Selling vs Dating – How to seal the deal

In noting similarities between two seemingly unrelated phenomena, analogies can be excellent problem solving tools. If common ground can be established between two distinct situations, solutions for problems in one can be applied to the other, thus providing clarity and enhanced understanding. Being a salesman and trying to set up appointments over the phone with potential clients is a lot like trying to get a date in a crowded bar. In both occasions you might find yourself having to navigate past gatekeepers, you have very little time to interest the other party in what you have to offer, charm and confidence are crucial assets, “closing” is the ultimate aim, humor helps and rejection hurts. But, there are techniques that can help anyone boost their game in both the dating and selling worlds.

1. Gatekeepers

When you spot a potential date you might find her surrounded by a group of friends – each one “protecting” her from you. The job of each of these friends is to make sure you don’t get an opportunity to speak with your desired date, so they do everything in their power to block you off. As guardians of the status quo, they would rather their friend remain single than have you take her out and show her a good time. This is almost certainly due to dormant insecurities, so when confronted with a situation like this it is important for you to charm the gatekeeper. Give them a little bit of attention and make them feel special. It goes a long way. If you find yourself speaking to a grouchy administrator or assistant when attempting to call a high level executive, make sure not to look past them. Show some respect, use humor and be charming. You might even get a referral out of it, and if you’re cold-calling this makes everything a bit warmer.

2. Compatibility

Now you’ve made it past the gatekeepers and you’ve got only a limited time to lay out the proposal. Talking to your potential date you ask all the right questions and attempt to draw similarities between her and you to boost interest levels. As a salesman, however, this part of the courting process should already be taken care of. Research your client before you even speak with them. Find out what they like and dislike. Figure out what their problems are and align these issues with what you have to offer. Use Linkedin to discover biographical details to establish common ground between the two of you. These techniques might classify you as a stalker in the dating world, but hey, isn’t that what Facebook is for?

3. Delivery

As a salesman you know the ins and outs of what you are offering.
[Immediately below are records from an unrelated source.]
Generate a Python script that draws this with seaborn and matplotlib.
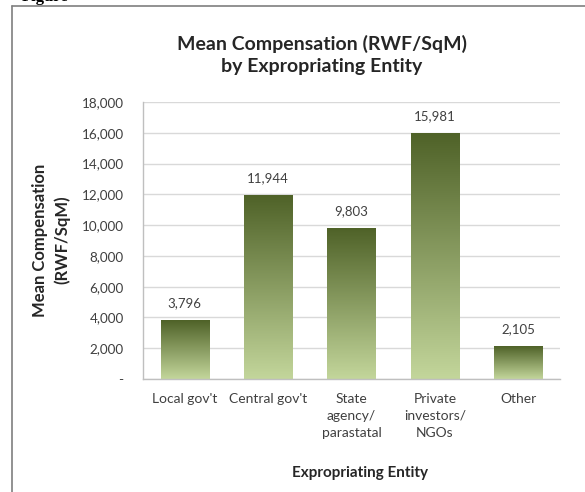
import numpy as np
import matplotlib
matplotlib.use("Agg")
import matplotlib.pyplot as plt
import seaborn as sns
import pandas as pd
from matplotlib.colors import LinearSegmentedColormap
from matplotlib.ticker import FuncFormatter, MultipleLocator
from matplotlib.lines import Line2D

categories = ["Local gov't", "Central gov't", "State\nagency/\nparastatal",
              "Private\ninvestors/\nNGOs", "Other"]
values = [3796, 11944, 9803, 15981, 2105]
value_labels = ["3,796", "11,944", "9,803", "15,981", "2,105"]
title = "Mean Compensation (RWF/SqM)\nby Expropriating Entity"
ylabel = "Mean Compensation\n(RWF/SqM)"
xlabel = "Expropriating Entity"

sns.set_style("white")
plt.rcParams['font.family'] = ['Lato', 'DejaVu Sans']

W, H = 585, 492
fig = plt.figure(figsize=(W / 100, H / 100), dpi=100)
ax = fig.add_axes([143 / W, 1 - 379 / H, 417 / W, 277 / H])

df = pd.DataFrame({"cat": categories, "val": values})
sns.barplot(data=df, x="cat", y="val", width=0.58, ax=ax, color="#8a9f5e",
            zorder=2)

cmap = LinearSegmentedColormap.from_list("g", ["#c3d69b", "#4f6228"])
grad = np.linspace(0, 1, 256).reshape(-1, 1)
for p in ax.patches:
    x0, y0 = p.get_x(), p.get_y()
    w, h = p.get_width(), p.get_height()
    ax.imshow(grad, extent=[x0, x0 + w, y0, y0 + h], origin="lower",
              aspect="auto", cmap=cmap, zorder=2.5, interpolation="bilinear")
    p.set_facecolor("none")
    p.set_edgecolor("none")
ax.set_xlim(-0.5, 4.5)
ax.set_ylim(0, 18000)
ax.set_aspect("auto")

for p, lab in zip(ax.patches, value_labels):
    ax.annotate(lab, (p.get_x() + p.get_width() / 2, p.get_height()),
                xytext=(0, 8), textcoords="offset points", ha="center",
                va="bottom", fontsize=9.5, color="#404040")

ax.yaxis.set_major_locator(MultipleLocator(2000))
ax.yaxis.set_major_formatter(FuncFormatter(lambda v, _: "-" if v == 0 else f"{int(v):,}"))
ax.grid(axis="y", color="#d9d9d9", linewidth=1, zorder=0)
ax.set_axisbelow(True)
for s in ["top", "right"]:
    ax.spines[s].set_visible(False)
for s in ["left", "bottom"]:
    ax.spines[s].set_visible(True)
    ax.spines[s].set_color("#bfbfbf")
    ax.spines[s].set_linewidth(1)

ax.tick_params(axis="y", length=0, pad=14, labelsize=9.7, labelcolor="#404040")
ax.tick_params(axis="x", length=0, pad=10, labelsize=10, labelcolor="#404040")
for t in ax.get_xticklabels():
    t.set_linespacing(1.5)
    t.set_verticalalignment("top")

ax.set_xlabel("")
ax.set_ylabel("")
fig.text(51 / W, 1 - 240 / H, ylabel, rotation=90, ha="center", va="center",
         fontsize=12, fontweight="bold", color="#262626", linespacing=1.45)
fig.text(360 / W, 1 - 473 / H, xlabel, ha="center", va="center",
         fontsize=11, fontweight="bold", color="#262626")
fig.text(322 / W, 1 - 55 / H, title, ha="center", va="center",
         fontsize=14, fontweight="bold", color="#262626", linespacing=1.3)

# outer chart frame
fig.add_artist(Line2D([12 / W, 12 / W], [0, 1 - 6 / H], color="#7f7f7f", lw=1.2))
fig.add_artist(Line2D([12 / W, 1], [1 - 6 / H, 1 - 6 / H], color="#7f7f7f", lw=1.2))
# cut-off caption above the chart
fig.text(22 / W, 1 - 1 / H, "Figure", ha="left", va="baseline", fontsize=12,
         fontweight="bold", family="Liberation Serif", color="black")

fig.savefig("out.png", dpi=100)
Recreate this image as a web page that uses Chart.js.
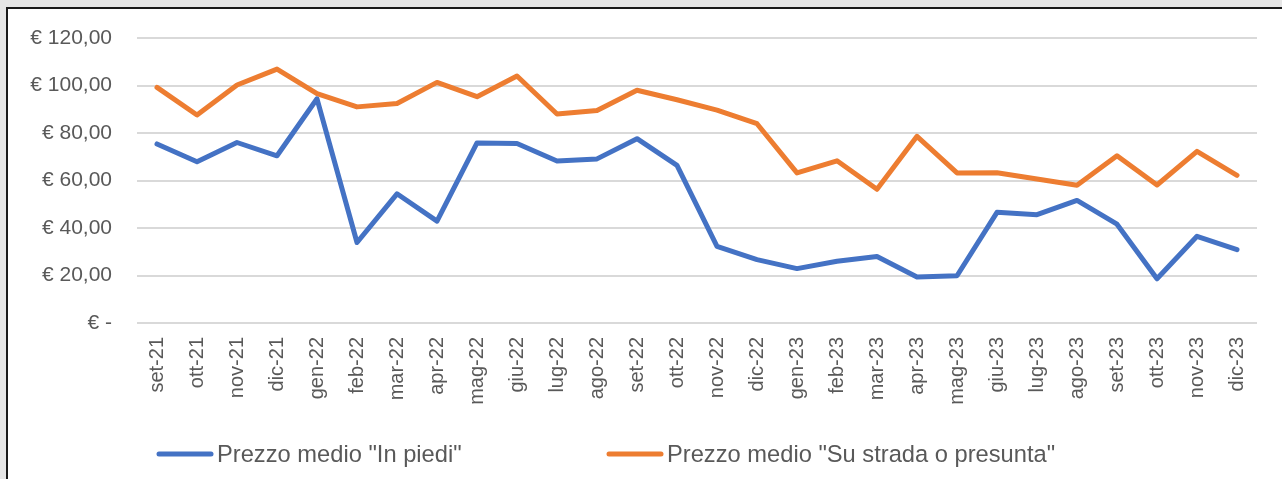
<!DOCTYPE html>
<html>
<head>
<meta charset="utf-8">
<script src="https://cdn.jsdelivr.net/npm/chart.js@4.4.1/dist/chart.umd.min.js"></script>
<style>
  html, body { margin: 0; padding: 0; background: #e6e6e6; width: 1282px; height: 479px; overflow: hidden; }
  #box { position: absolute; left: 6px; top: 7px; width: 1290px; height: 490px; border-left: 2px solid #1a1a1a; border-top: 2px solid #1a1a1a; background: #ffffff; }
  #c { position: absolute; left: 0; top: 0; }
</style>
</head>
<body>
<div id="box"><canvas id="c" width="1274" height="470"></canvas></div>
<script>
const categories = ['set-21','ott-21','nov-21','dic-21','gen-22','feb-22','mar-22','apr-22','mag-22','giu-22','lug-22','ago-22','set-22','ott-22','nov-22','dic-22','gen-23','feb-23','mar-23','apr-23','mag-23','giu-23','lug-23','ago-23','set-23','ott-23','nov-23','dic-23'];
const prezzoInPiedi = [75.4, 67.9, 76.0, 70.4, 94.4, 33.9, 54.4, 42.9, 75.8, 75.6, 68.2, 69.1, 77.6, 66.4, 32.3, 26.7, 22.9, 26.0, 28.0, 19.4, 19.9, 46.6, 45.6, 51.6, 41.6, 18.6, 36.5, 30.9];
const prezzoSuStrada = [99.2, 87.6, 100.2, 106.9, 96.6, 91.0, 92.4, 101.3, 95.3, 104.0, 88.0, 89.5, 98.0, 94.0, 89.6, 83.9, 63.2, 68.3, 56.3, 78.6, 63.2, 63.3, 60.6, 58.0, 70.4, 58.1, 72.3, 62.2];
const seriesNames = ['Prezzo medio "In piedi"', 'Prezzo medio "Su strada o presunta"'];
const yTickLabels = ['€ -', '€ 20,00', '€ 40,00', '€ 60,00', '€ 80,00', '€ 100,00', '€ 120,00'];

const textColor = '#595959';
const fontFamily = '"Liberation Sans", Arial, sans-serif';

const customLegend = {
  id: 'customLegend',
  afterDraw(chart) {
    const ctx = chart.ctx;
    const y = 445;
    const starts = [chart.chartArea.left + 20, chart.chartArea.left + 470];
    ctx.save();
    ctx.font = '23.7px ' + fontFamily;
    ctx.textBaseline = 'middle';
    ctx.textAlign = 'left';
    chart.data.datasets.forEach((ds, i) => {
      const x = starts[i];
      ctx.strokeStyle = ds.borderColor;
      ctx.lineWidth = 5;
      ctx.lineCap = 'round';
      ctx.beginPath();
      ctx.moveTo(x + 2, y);
      ctx.lineTo(x + 54, y);
      ctx.stroke();
      ctx.fillStyle = textColor;
      ctx.fillText(ds.label, x + 60, y + 1);
    });
    ctx.restore();
  }
};

new Chart(document.getElementById('c'), {
  type: 'line',
  data: {
    labels: categories,
    datasets: [
      { label: seriesNames[0], data: prezzoInPiedi, borderColor: '#4472C4', backgroundColor: '#4472C4' },
      { label: seriesNames[1], data: prezzoSuStrada, borderColor: '#ED7D31', backgroundColor: '#ED7D31' }
    ]
  },
  options: {
    responsive: false,
    animation: false,
    devicePixelRatio: 1,
    layout: { padding: { top: 29, right: 25, left: 0, bottom: 0 } },
    elements: {
      line: { borderWidth: 5, tension: 0, borderCapStyle: 'round', borderJoinStyle: 'round' },
      point: { radius: 0, hoverRadius: 0 }
    },
    plugins: { legend: { display: false }, tooltip: { enabled: false } },
    scales: {
      x: {
        offset: true,
        grid: { display: false, drawTicks: false },
        border: { display: false },
        ticks: {
          color: textColor,
          font: { family: fontFamily, size: 20 },
          minRotation: 90, maxRotation: 90,
          padding: 14,
          autoSkip: false
        },
        afterFit(scale) { scale.height = 156; }
      },
      y: {
        min: 0, max: 120,
        grid: { color: '#d9d9d9', lineWidth: 2, drawTicks: false },
        border: { display: false },
        ticks: {
          stepSize: 20,
          color: textColor,
          font: { family: fontFamily, size: 21 },
          padding: 25,
          callback: (v, i) => yTickLabels[i]
        },
        afterFit(scale) { scale.width = 129; scale.paddingTop = 0; scale.paddingBottom = 0; }
      }
    }
  },
  plugins: [customLegend]
});
</script>
</body>
</html>
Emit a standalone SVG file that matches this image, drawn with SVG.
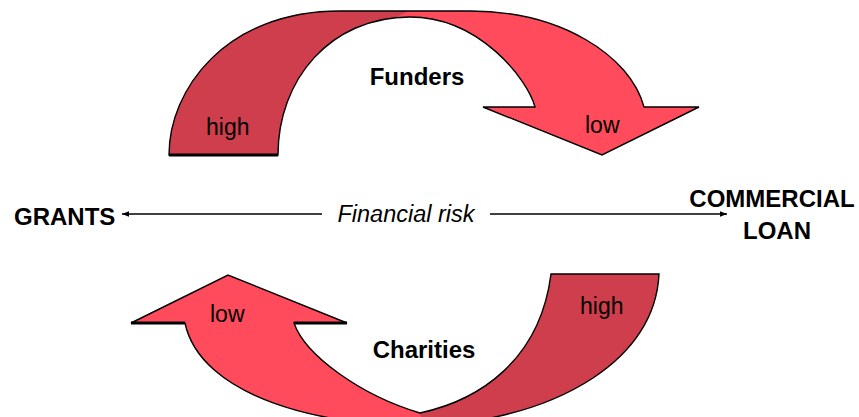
<svg xmlns="http://www.w3.org/2000/svg" width="859" height="417" viewBox="0 0 859 417">
  <defs>
    <style>
      .light { fill: #FF4B5B; }
      .dark { fill: #CF3E4D; }
      .edge { fill: none; stroke: #000; stroke-width: 1.4; stroke-linejoin: miter; }
      .heavy { stroke: #000; stroke-width: 3; }
      .lbl { font-family: "Liberation Sans", Arial, sans-serif; fill: #000; }
      .big { font-size: 24px; font-weight: bold; }
      .tag { font-size: 23px; }
      .axis { stroke: #000; stroke-width: 1.4; fill: none; }
    </style>
    <marker id="tip" viewBox="0 0 10 10" refX="10" refY="5" markerWidth="7" markerHeight="7" markerUnits="userSpaceOnUse" orient="auto">
      <path d="M0,1 L10,5 L0,9 Z" fill="#000"/>
    </marker>
    <!-- outline of the upper curved arrow -->
    <path id="topShape" d="M169,155 C169,90 225,11 340,11 L470,11 C560,11 630,55 644,107 L699,107 L602,155 L483,107 L535,107 C528,80 480,17 410,17 C330,17 278,80 278,155 Z"/>
    <!-- outline of the lower curved arrow -->
    <path id="bottomShape" d="M131,323 L228,275 L347,323 L294,323 C305,355 360,395 420,413 C480,400 540,360 551,274 L659,274 C655,360 560,415 440,425 C320,430 200,395 185,323 Z"/>
    <clipPath id="topDarkPart">
      <polygon points="0,0 410,0 408,11 378,27 378,170 0,170"/>
    </clipPath>
    <clipPath id="bottomDarkPart">
      <polygon points="420,413 428,440 700,440 700,250 500,250 500,330"/>
    </clipPath>
  </defs>

  <!-- Funders: high to low -->
  <g id="funders">
    <use href="#topShape" class="light"/>
    <use href="#topShape" class="dark" clip-path="url(#topDarkPart)"/>
    <use href="#topShape" class="edge"/>
    <line x1="169" y1="155" x2="278" y2="155" class="heavy"/>
    <text class="lbl tag" x="206" y="135">high</text>
    <text class="lbl tag" x="585" y="133">low</text>
    <text class="lbl big" x="417" y="85" text-anchor="middle" font-size="23">Funders</text>
  </g>

  <!-- Charities: high to low -->
  <g id="charities">
    <use href="#bottomShape" class="light"/>
    <use href="#bottomShape" class="dark" clip-path="url(#bottomDarkPart)"/>
    <use href="#bottomShape" class="edge"/>
    <line x1="131" y1="323" x2="185" y2="323" class="heavy"/>
    <line x1="294" y1="323" x2="347" y2="323" class="heavy"/>
    <text class="lbl tag" x="210" y="322">low</text>
    <text class="lbl tag" x="580" y="314">high</text>
    <text class="lbl big" x="424" y="358" text-anchor="middle" font-size="22">Charities</text>
  </g>

  <!-- end points of the risk scale -->
  <g id="grants">
    <text class="lbl big" x="14" y="225">GRANTS</text>
  </g>
  <g id="commercial-loan">
    <text class="lbl big" x="772" y="207" text-anchor="middle">COMMERCIAL</text>
    <text class="lbl big" x="777" y="239" text-anchor="middle">LOAN</text>
  </g>

  <!-- risk scale -->
  <g id="connectors">
    <line x1="322" y1="214" x2="122" y2="214" class="axis" marker-end="url(#tip)"/>
    <line x1="490" y1="214" x2="727" y2="214" class="axis" marker-end="url(#tip)"/>
    <text class="lbl" x="406" y="222" text-anchor="middle" font-size="23.5" font-style="italic">Financial risk</text>
  </g>
</svg>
You have supreme confidence that the service or product you’re selling will benefit your potential client significantly. So it is crucial to behave as if this were true. People say first impressions are everything, and exuding confidence in the first instance of meeting a potential date can not only shape her response to any proposal you make, but can also set the terms for any future engagements between the two of you. Even though you have a small window of time it is important not to speak too hastily, since this can betray a lack of confidence, cause confusion or force you to repeat yourself. Speak calmly and assuredly and smile – smiles are contagious even over the phone. Just as you would if you were flirting with someone, when the opportunity presents itself use humor to put a potential client at ease. This helps to remind them that yes indeed, you are actually a human being, and they will treat you as one over the phone. When you lay out the value-proposition make sure to anticipate any objections you might face and react accordingly. Just as you would with a date, be assertive and decisive.

4. Future Engagement

You’ve got past the gatekeepers, you had a phenomenal conversation establishing common ground between the two of you and you delivered the proposition smoothly; but she can’t commit to a date anytime in the near future. You exchanged information though, and suddenly you find her calling the next day. Conventionality tells you to play hard to get to increase interest levels but this would be devastating to your cause. Get in contact with the potential client as soon as possible. Waiting 30 minutes instead of 5 to respond to a call decreases your chances of reconnecting by 21 times according to a recent MIT study.
The dating and selling worlds are analogous, and techniques to navigate the former can be applied to the latter. Rejection is commonplace in both and it is very important not to be deterred from it. In both cases it can come down to a numbers game. Remember though, you have the utmost confidence in what you have to offer. So when faced with a particularly hard-boiled prospective dating partner or client it is vital to know that it will always be their loss should they choose not to engage with you. Good luck.